JAY BRUCE: In my opinion, there is really nothing to be said as far as the no hitter is concerned. It happened, it’s history now, and we’ve been bouncing back all year. You know, that is the bottom line is we have to bounce back or we’re not going to be here very long. It’s not going to be a very long series.
The Phillies are a tremendous team. They do everything well. They create runs. The pitching is top of the line. But we’re good too. We led the league in hitting and that’s something that we’re proud of, and we’re a good team or else we wouldn’t be here and we have to bounce back.
That is another characteristic of a good team, I believe, too. We have to do that, and continue to focus on tomorrow’s game and forget about yesterday’s game.

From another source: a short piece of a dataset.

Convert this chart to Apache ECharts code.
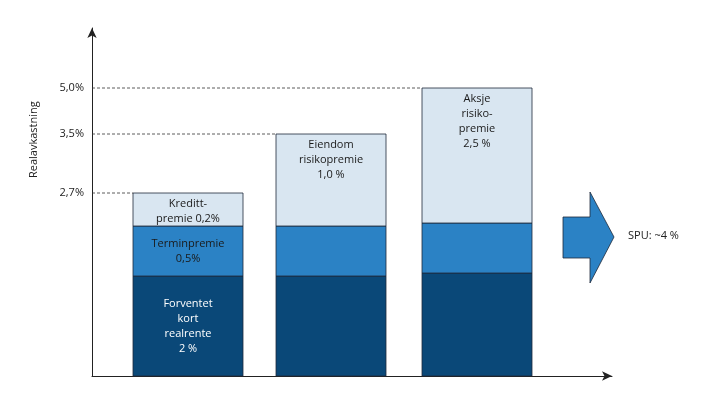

Q. It’s Bronson on Friday. He’s got more experience than some of the other pitchers. How much do you lean on him and what is the team’s confidence in him after how Game 1 went?
JAY BRUCE: I think pitching is definitely going to determine the success of our teams, both teams. If they don’t pitch well, they’re not going to be successful. If we don’t pitch well, we’re not going to be successful. But it’s a collective effort, and it’s a 25 man team, and we have the guys here to do it.
You know, the pitcher’s job, in my opinion, is to keep the team in the game. It’s not to throw a no hitter or shut a team out. It’s to keep the team in the game, and that’s what we’re hoping he does. He does a great job of that every year. He’s been doing that since he got in the big leagues and we’re confident in him.
Q. Can you talk about Brook Jacoby and what effect he’s had on you since he’s been with the Reds?
JAY BRUCE: Tell you what, Brook has been great for me. He’s done his job. He works well with each individual. He doesn’t try to do or put a blanket system on everyone. And I think that’s huge. At the end of the day in the Major Leagues you’re coaching and you’re interacting with people. It’s not necessarily all the time teaching mechanics and doing this and doing that. It’s having a relationship with people. He does a great job of that.
Also, he’s consistent in his approach. He has something that he thinks works for everyone, and that’s something that’s shown true this year because we’ve had a successful year hitting.
Like I said, he’s the same guy every day. He’s very positive. He keeps it loose, and he’s there for you. He’s really there for the player, and that is something that is important, too.